While Mud Hen Water experiments with the beloved canoe plant, longtime Hawaiian eatery Highway Inn sticks to the staple prepared the classic way. Highway Inn has kept their menu unchanged since the restaurant was established in 1947. “What we do best with our menu is stay traditional,” says Monica Toguchi Ryan, third generation owner of Highway Inn, with locations at SALT at Our Kaka‘ako and Waipahu. “We’ve had guests crying after eating at our restaurants because our food reminded them of growing up on the plantation,” she says. 

A year after he and his family were released from a Japanese internment camp on the mainland, Highway Inn founder Seiichi Toguchi opened his landmark restaurant in Central O‘ahu. In his teens, Toguchi started as a dishwasher in local restaurants where he learned to cook Hawaiian food and learned the value of culture and heritage through food. While Highway Inn offers local comfort and contemporary dishes, “We still identify with our Hawaiian food menu,” Toguchi Ryan says. All our taro is sourced locally and “we do our best to use every part of the plant for our Hawaiian dishes.” They use the lu‘au leaves for their lau lau and their squid luau and the root to make poi. “Many of our core Hawaiian food items have largely remained unchanged,” Toguchi Ryan notes as she says the restaurant regularly sees multigenerational families continue to eat at the humble restaurant her grandfather opened more than 70 years ago.  

Thankfully, taro has also found its way into a myriad other delicious goods outside the restaurant realm. Several local companies have turned the root into a variety of products. At Hawaiian Chip Company, dry land taro is turned into gourmet chips. Along with Okinawan sweet potatoes, the locally sourced taro is peeled by hand and cooked until crispy. Liliha Bakery’s famous poi mochi donuts are made by blending local poi and mochi to create their stellar Japanese/Hawaiian treat. SomiSomi, a Korean-inspired dessert shop in Ala Moana Center sells fish-shaped waffles filled with a sweet taro ice cream. Adela’s Country Eatery on O‘ahu’s Windward side offers house-made pastas that include purple taro noodles made from local taro flour.

Back at Waihe‘e Wai Farms, Kikila shares that he never expected to see his family’s lo‘i patch flourish once more.
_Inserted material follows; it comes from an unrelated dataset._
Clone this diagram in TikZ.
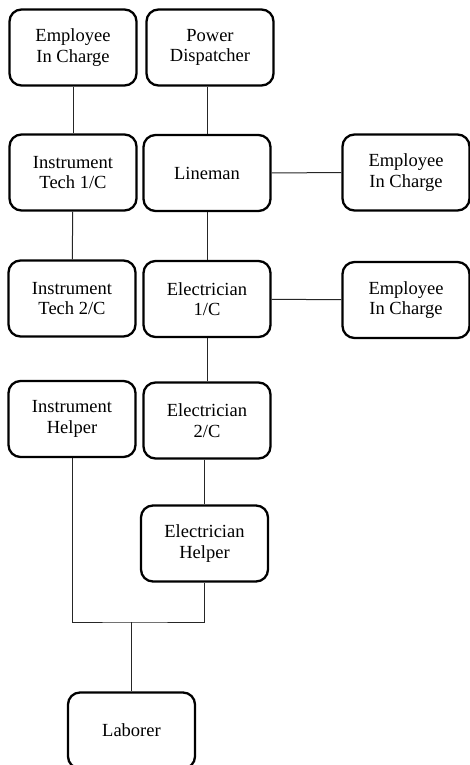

For a long time, Kikila saw the family taro fields go unused due to the backbreaking farmwork it entailed. But five years ago, schoolteacher Van Velasco took a group of his students to help clear some of Kikila’s taro patch when he and Kikila decided to grow taro as a business and success steadily followed. Today, Waihe‘e Wai Farms grows thousands of pounds of taro each season, and Kikila and Velasco hope that a new generation will continue to keep their now shared legacy alive in the years to come.